A Tennessee County Shuttered Schools Indefinitely. Because Obamacare.

The hallways of Clay County’s three schools might be empty for a while. 

Lissandra Melo/Shutterstock

When fall break ends on Friday, will the 1,150 students of Clay County, Tennessee, have a school to return to? No one knows. After three years of budget struggles, the Clay County School Board decided last week that the best way to resolve its financial crisis was to close the district’s schools—indefinitely.

The explanation for the closure is perhaps as remarkable as the closure itself. According to Jerry Strong, the director of schools in the rural county about two hours northeast of Nashville, it is Obamacare that has bled the school district dry. As Strong said in a local news interview:


In this case, the Affordable Care Act being a totally unfunded mandate is devastating the finances of the Clay County school system, and we are also in a county that just doesn’t generate a lot of tax revenue.


He also said:

The straw that broke the camel’s back was really the Affordable Care Act for us, and it has made it very difficult for us to have our employees properly covered and meet the mandates of the law.
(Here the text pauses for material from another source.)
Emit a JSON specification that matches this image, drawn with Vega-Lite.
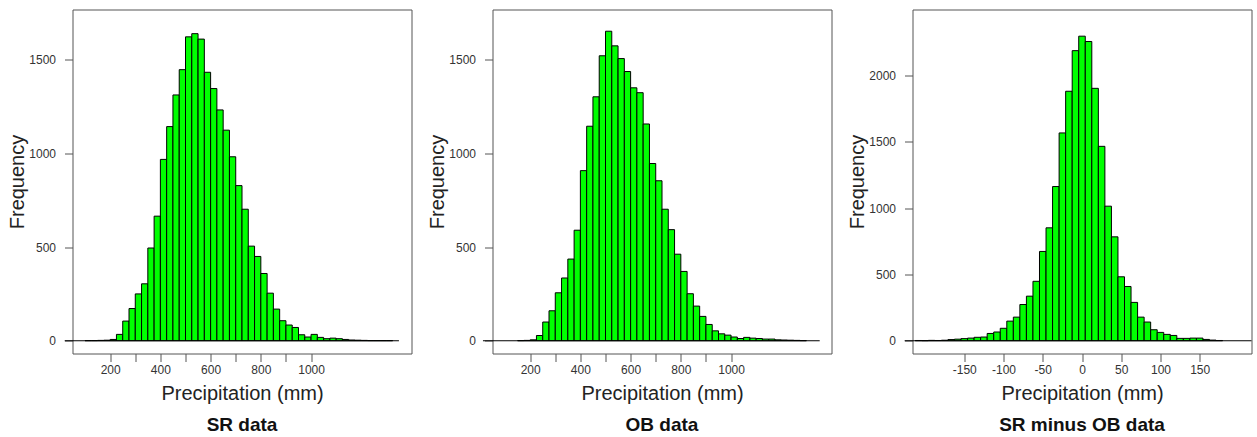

Not an altogether unexpected line of reasoning for an official in a county that voted for Mitt Romney by a 20-point margin in 2012.

The county has already declined to raise property taxes to fund its schools: “This is a poor, rural county and we already have the seventh-highest property tax rate in the whole state of Tennessee,” County Commissioner Parrish Wright said. “Our property taxes, they’re high enough.”*


While a referendum on another revenue-generating option, a vehicle registration fee, is pending, Strong and other administrators decided to bring the budget crisis to a head by shutting down schools until further notice, even though the county commissioner says they have enough money to stay open through the end of the academic year.

Two parents are suing the school district over the closure, and a judge has granted a temporary injunction until a chancery court judge meets with school administrators on Monday. If officials don’t figure it out soon, the students of Clark County could have one of the longest Columbus Day breaks on record.  

*Correction, Oct. 14, 2015: The original post misspelled the County Commissioner Parrish Wright’s first name.